Ch. 11 – Preparations


POV – Bilbo/Frodo (In each of the next five chapters, the POV starts with Bilbo and shifts back to Frodo.)

In which Bilbo ponders tradition and Frodo ponders obedience.


So, if the last chapter was about the loss of history, what do hobbits remember of their cultural past? Less with each generation.

Wintermark is a hint of a less patriarchal time in hobbit society, but also of a substantially less settled one. It is the one of the only ceremonies where a deity/divine power is invoked, and that deity is a female fertility goddess – the Delver. I see it as an elision of Varda and Yavanna, and she is responsible for fecundity and light. During the social decimation of the Fell Winter, as I speculated in Writing a Green Sun, there would probably have been a few decades when women’s power increased and when social norms surrounding legitimacy would have been relaxed for the purposes of increasing the number of births.

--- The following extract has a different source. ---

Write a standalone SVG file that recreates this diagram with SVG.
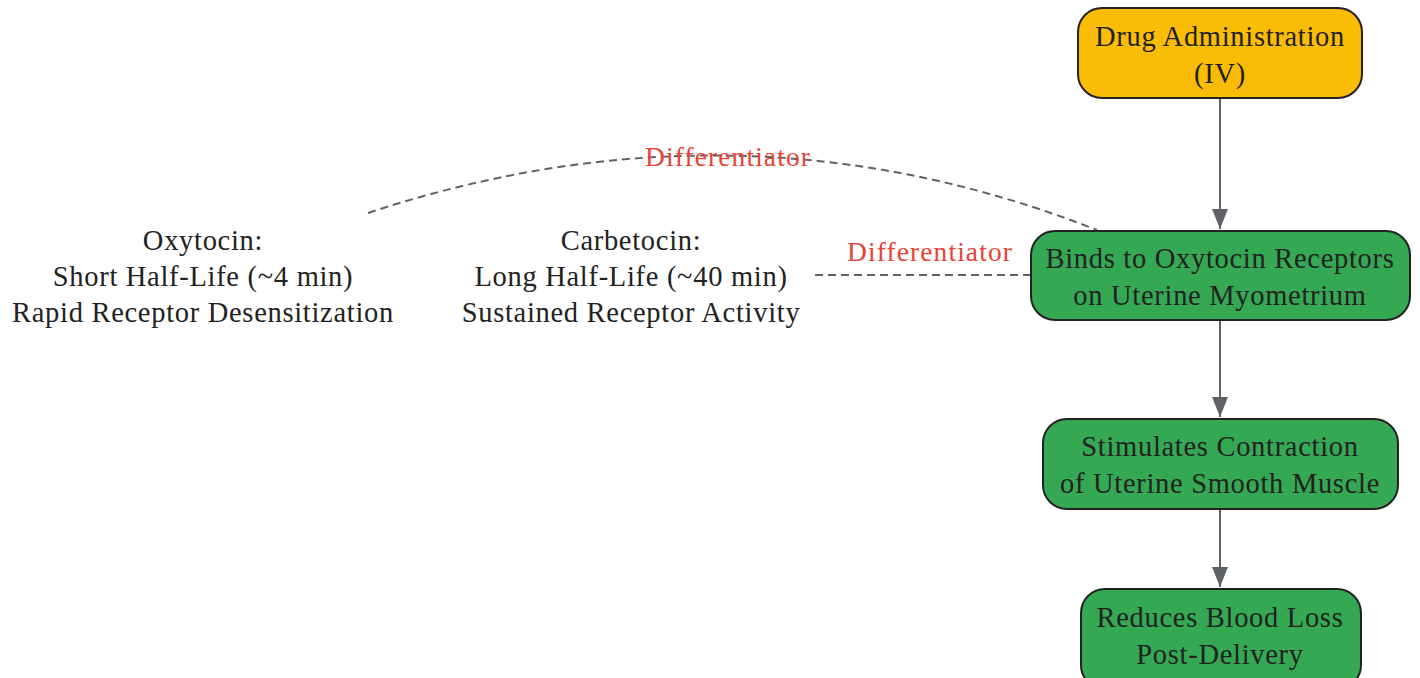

We’re also going to get to see Frodo and Bilbo dealing with their relatives in a less regulated situation than usual. Bilbo is dealing with Shire politics and personal relationships that go back almost a century, while Frodo struggles to break away from the abused position forced on him as he entered puberty.

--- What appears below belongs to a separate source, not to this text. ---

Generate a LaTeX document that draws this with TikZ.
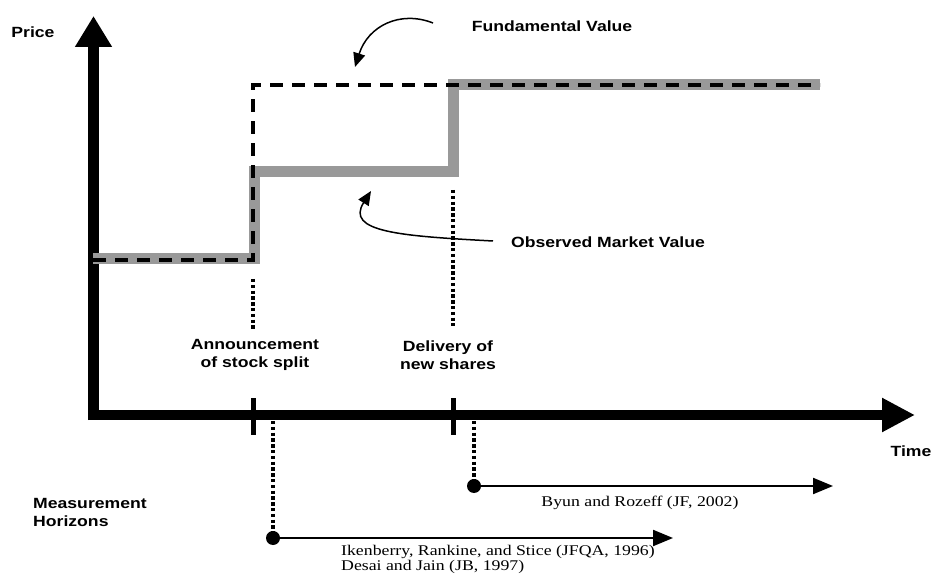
\documentclass[tikz,border=0pt]{standalone}
\usepackage{fontspec}
\setmainfont{Liberation Serif}[FakeStretch=1.2]
\newfontfamily\lab{Liberation Sans}[FakeStretch=1.19]
\usetikzlibrary{arrows.meta}
\definecolor{stepgray}{RGB}{153,153,153}
\tikzset{
  axisline/.style={line width=#1, black},
  bigtip/.style={-{Triangle[length=31pt,width=35pt]}},
  graystep/.style={line width=11pt, stepgray, line join=miter},
  fundline/.style={line width=3.8pt, black, dash pattern=on 13pt off 9pt},
  dotline/.style={line width=3.5pt, black, dash pattern=on 3.4pt off 2.4pt},
  tickline/.style={line width=5pt, black},
  pointer/.style={line width=1.5pt, black, -{Triangle[length=14pt,width=12pt]}},
  hzarrow/.style={line width=2.2pt, black, -{Triangle[length=20pt,width=16pt]}},
  dotnode/.style={circle, fill=black, inner sep=0pt, minimum size=14pt},
  sanslabel/.style={font=\lab\bfseries\fontsize{14.8}{18}\selectfont, inner sep=0pt, align=center},
  seriflabel/.style={font=\fontsize{14.8}{14.8}\selectfont, inner sep=0pt, align=left},
}
\begin{document}
\begin{tikzpicture}[x=1pt,y=-1pt]
\useasboundingbox (0,0) rectangle (932,577);
% key coordinates
\coordinate (ybot) at (93.5,420);
\coordinate (ytop) at (93.5,16);
\coordinate (xleft) at (88,415);
\coordinate (xright) at (915,415);
% axes
\draw[axisline=11pt, bigtip] (ybot) -- (ytop);
\draw[axisline=10pt, -{Triangle[length=33pt,width=32pt]}] (xleft) -- (xright);
% ticks
\coordinate (t1a) at (253,398); \coordinate (t1b) at (253,435);
\coordinate (t2a) at (453,398); \coordinate (t2b) at (453,435);
\draw[tickline] (t1a) -- (t1b);
\draw[tickline] (t2a) -- (t2b);
% observed market value (gray step)
\coordinate (g0) at (93,259);
\coordinate (g1) at (254,259);
\coordinate (g2) at (254,172);
\coordinate (g3) at (453,172);
\coordinate (g4) at (453,85);
\coordinate (g5) at (820,85);
\draw[graystep] (g0) -- (g1) -- (g2) -- (g3) -- (g4) -- (g5);
% fundamental value (dashed)
\coordinate (f0) at (93,260);
\coordinate (f1) at (253,260);
\coordinate (f2) at (253,85);
\coordinate (f3) at (820,85);
\draw[fundline] (f0) -- (f1) -- (f2) -- (f3);
% dotted event markers above axis
\coordinate (da1) at (253,279); \coordinate (da2) at (253,329);
\coordinate (db1) at (453,190); \coordinate (db2) at (453,326);
\draw[dotline] (da1) -- (da2);
\draw[dotline] (db1) -- (db2);
% event labels
\node[sanslabel] (ann) at (255,355) {Announcement\\of stock split};
\node[sanslabel] (del) at (448,355) {Delivery of\\new shares};
% axis labels
\node[sanslabel] (price) at (33,32) {Price};
\node[sanslabel] (time) at (911,451) {Time};
% curve labels and pointers
\node[sanslabel] (fund) at (552,26) {Fundamental Value};
\node[sanslabel] (obs) at (608,242) {Observed Market Value};
\coordinate (fs) at (433,23);
\coordinate (ft) at (355,67);
\draw[pointer] (fs) .. controls (400,10) and (368,26) .. (ft);
\coordinate (os) at (493,241);
\coordinate (ot) at (371,191);
\draw[pointer] (os) .. controls (400,236) and (345,232) .. (ot);
% measurement horizons
\node[sanslabel, anchor=west, align=left] (mh) at (33,512) {Measurement\\Horizons};
\node[dotnode] (d1) at (273,538) {};
\node[dotnode] (d2) at (474,486) {};
\coordinate (u1) at (273,421);
\coordinate (u2) at (474,421);
\draw[dotline] (u1) -- (d1.center);
\draw[dotline] (u2) -- (d2.center);
\coordinate (e1) at (673,538);
\coordinate (e2) at (833,486);
\draw[hzarrow] (d1.center) -- (e1);
\draw[hzarrow] (d2.center) -- (e2);
\node[seriflabel] (byun) at (640,503) {Byun and Rozeff (JF, 2002)};
\node[seriflabel, anchor=north west] (iken) at (341,545) {Ikenberry, Rankine, and Stice (JFQA, 1996)\\Desai and Jain (JB, 1997)};
\end{tikzpicture}
\end{document}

2 thoughts on “Ch. 11 – Preparations”

  1. I always thought Wintermark was a powerful section in this book. Rory killing the goat with his bare hands, the firelight and the bloody marks. Very… surprising, from Hobbits, and therefore all the more fascinating? But then, Bilbo has always had a touch of strength and violence hiding under the genteel covering. Perhaps I shouldn’t be so surprised.

  2. Hi Jon,

    Glad you like it! It is meant to be a view into a past that the hobbits themselves barely remember. They were nomads and pastoralists for much of their history prior to settling in the Shire. The “Fallohide” strain is noted for being hunters & herdsmen in preference to farming. So, how would that translate? Wintermark is the border between their nomadic past and their settled present, when the lived on slaughter, roamed widely, and admired valor. At the same time, they had their children to defend, and a desire to burrow and be safe. Their “goddess” is the Delver (Yavanna) who provides bounty and fertility, but also Nessa, a Diana figure who is goddess of the hunt.

    It’s a time when the women’s authority over fertility is openly acknowledged, and the men have to woo and supplicate to get what they want. They provide, they contest, they show their strength – then the women pick.

    But, yes, hobbits are much tougher and aggressive than they seem at first glance.